How will the minimum wage debate affect the larger COVID-19 stimulus bill?
Senate parliamentarian Elizabeth MacDonough, an unelected official, ruled Thursday night that the minimum wage increase cannot be included in the bill under the rules of budget reconciliation, the process that allows Democrats to avoid a GOP filibuster. This is a huge blow for proponents of the increase.
The parliamentarian’s decision will likely allow Joe Manchin of West Virginia and Krysten Sinema of Arizona, the two Democrats who’ve already come out against the minimum wage increase, to avoid a tough vote on a package that includes it. Manchin said that such an increase is not the “responsible and reasonable” thing to do.
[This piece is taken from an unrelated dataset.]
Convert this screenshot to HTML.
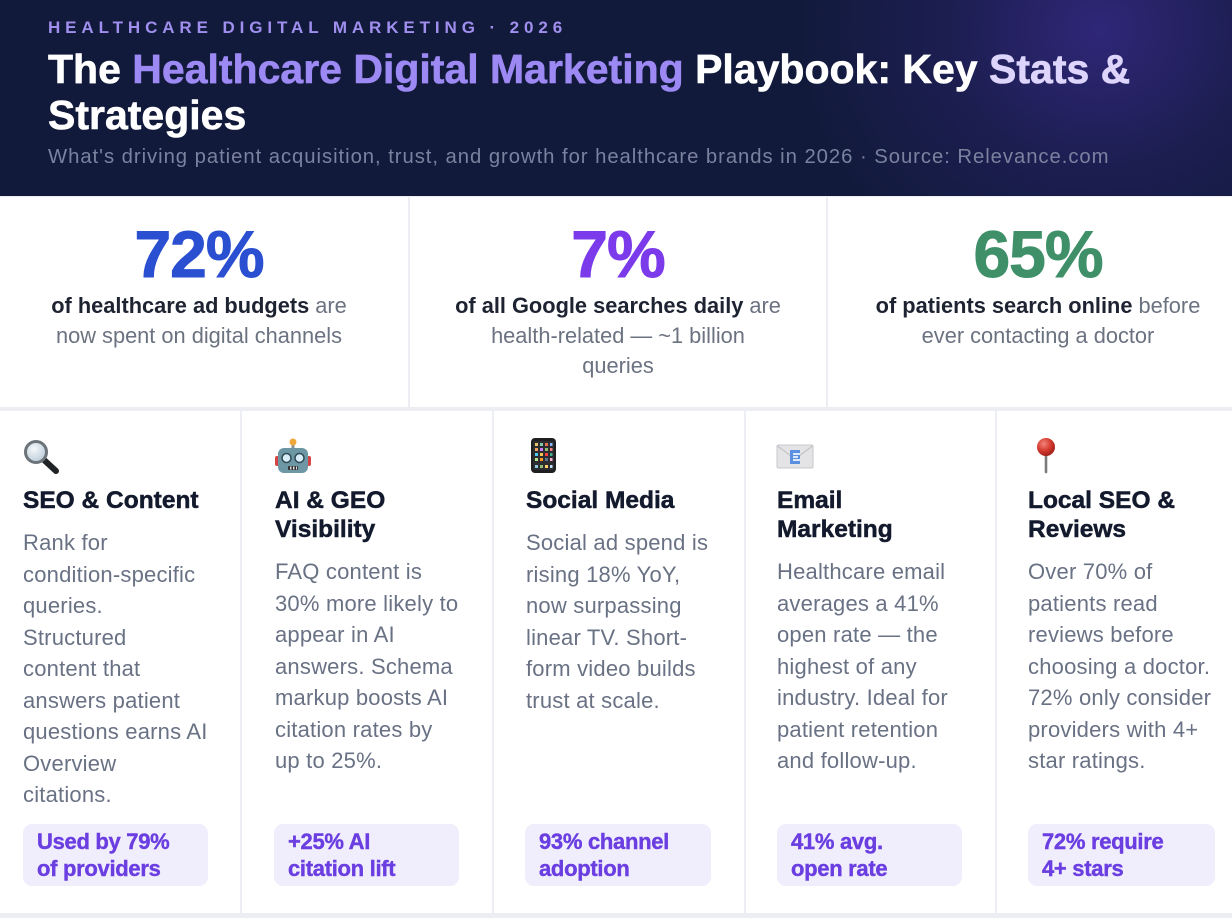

Sinema’s argument against the minimum wage is that it’s not “directly related to short-term COVID relief.”
It’s important to note that if Democratic leadership was willing to fight for the minimum wage increase in this bill there are at least three things it could do.
The President of the Senate, Vice President Kamala Harris, could overrule the parliamentarian, whose rulings are advisory. That hasn’t happened since Nelson Rockefeller, Ford’s VP, ignored the parliamentarian’s advice about a filibuster rule change.
Democratic leadership in the Senate could also fire the current parliamentarian and replace her with one who will rule in their favor. That hasn’t happened since 2001 when the Republicans fired a parliamentarian who said they couldn’t pass massive tax cuts under reconciliation. They found one who would and passed the tax cuts.
The third option is simply ditching budget reconciliation and voting as a united caucus to abolish the filibuster, one of the rules that have made the Senate so dysfunctional and counter-majoritarian. Even former Senate Majority Leader Harry Reid, an institutionalist if there ever was one, has said abolishing the filibuster is the right thing to do.
Abolish the filibuster.
Replace the parliamentarian.
What’s a Democratic majority if we can’t pass our priority bills? This is unacceptable.
— Ilhan Omar (@IlhanMN) February 26, 2021
The conventional wisdom in Washington, however, is that Democratic leadership, eager to pass the bill and claim the victory, will do none of these things. Some senators are already talking about inserting a rule that would levy tax penalties on large corporations that didn’t pay their workers above a certain threshold, but that kind of indirect pressure won’t directly put money in workers’ pockets the way raising the minimum wage would.
What does this mean for the stimulus checks?
Without the minimum wage increase, Manchin and Sinema should be on board with the bill. Another senator in the Democratic caucus could in theory withhold his vote in order to extract concessions, but it’s extremely unlikely that that happens.
The consolation prize for those fighting to raise the minimum wage appears to be a measure that would penalize large companies that don’t pay their employees at least $15 an hour.
Schumer is considering adding language to Dems' covid bill that would penalize big companies that don't pay workers at least $15 an hour, per senior Democratic aide.
Similar concept to what Bernie proposed last night after minimum wage was tossed from reconciliation.
— Burgess Everett (@burgessev) February 26, 2021
This kind of rule is inferior to raising the minimum wage for a number of reasons, namely that it doesn’t apply to all employers and is a less direct way to get money into workers’ pockets. But if Senator Sanders, head of the Budgetary Committee, is willing to accept such a compromise for now, the relief bill will in all likelihood remain on track to pass Congress and receive Biden’s signature by March 14, ensuring no lapse in federal unemployment benefits due to expire that day.
That also means that, after the parliamentarian’s ruling, it’s looking even more likely that economic impact payments will start to go out in late March and early April, delivering some measure of relief to Americans just after the one-year anniversary of the pandemic.